Passing vector of unique_ptrs by reference

Question

This is more of a best practices type of question. Please assume that there are no issues with correctness.

Is it okay to pass around a vector of unique_ptrs by reference between functions in the same class? I want to do this to apply some changes to all the elements in the vector.

Related reason for confusion: isocpp guidelines

Example: If I have a() calls b() calls c(), but some steps in b() should be done to only the first element in the vector, but I want to apply c() to all elements. Example:

a(){
  vector<unique_ptr<blah>> stuff;
  ...
  b(stuff);
}

b(vector<unique_ptr<blah>>& stuff){
  auto result = do_stuff_to(stuff.front().get());
  c(stuff, result);
}

c(vector<unique_ptr<blah>>& stuff, some_type result){
  ...
}

What would be a nicer/cleaner way? Thank you!

Edit:

#include <iostream>
#include <vector>
#include <memory>

using namespace std;

struct Stuff{
    int a;
};

void c(vector<unique_ptr<Stuff>>& stuffs){
  for(const auto& stuff: stuffs){
      cout<<"c:"<< stuff->a<<endl;
  }
}

void b(vector<unique_ptr<Stuff>>& stuffs){
  cout<<"b:"<< stuffs.front()->a<<endl;
  c(stuffs);
}

void a(){
  vector<unique_ptr<Stuff>> stuffs;
  stuffs.push_back(std::make_unique<Stuff>());
  stuffs.push_back(std::make_unique<Stuff>());
  b(stuffs);
}

int main()
{
    a();
    return 0;
}

Answer 1

Whereas from std::unique_ptr<myType>, we can easily use /*const*/ myType* or /*const*/ myType& when no ownership transfer is involved.
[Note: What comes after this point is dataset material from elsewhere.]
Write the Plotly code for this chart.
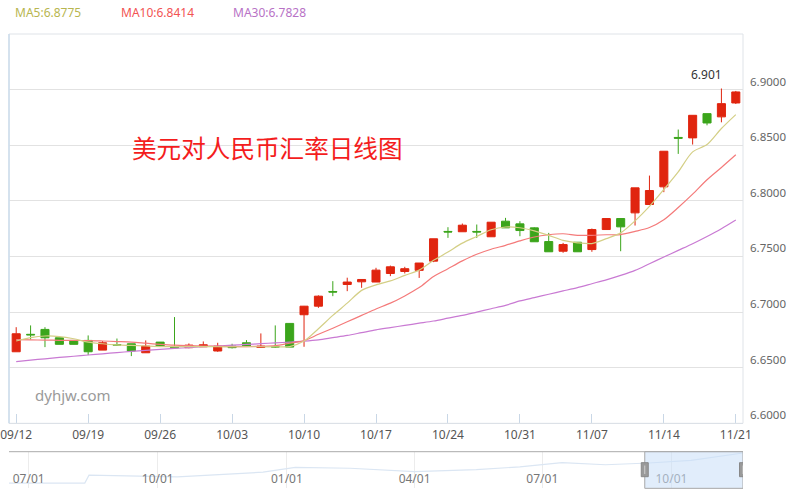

There are no trivial/simple types to represent the equivalent for range (std::vector<std::unique_ptr<myType>>):

• transforming into std::vector<myType*> need extra vector.
• the lazy/range version my_vec | ranges::transform([](std::unique_ptr<myType>& ptr){ return ptr.get(); }) is not a trivial type to write. Template or auto can still be used, but doesn't explain intent, we might have to add c++20 concepts to clarify it. But using template for "fixed" type has also its cons.

I don't see a winner from the 3 options.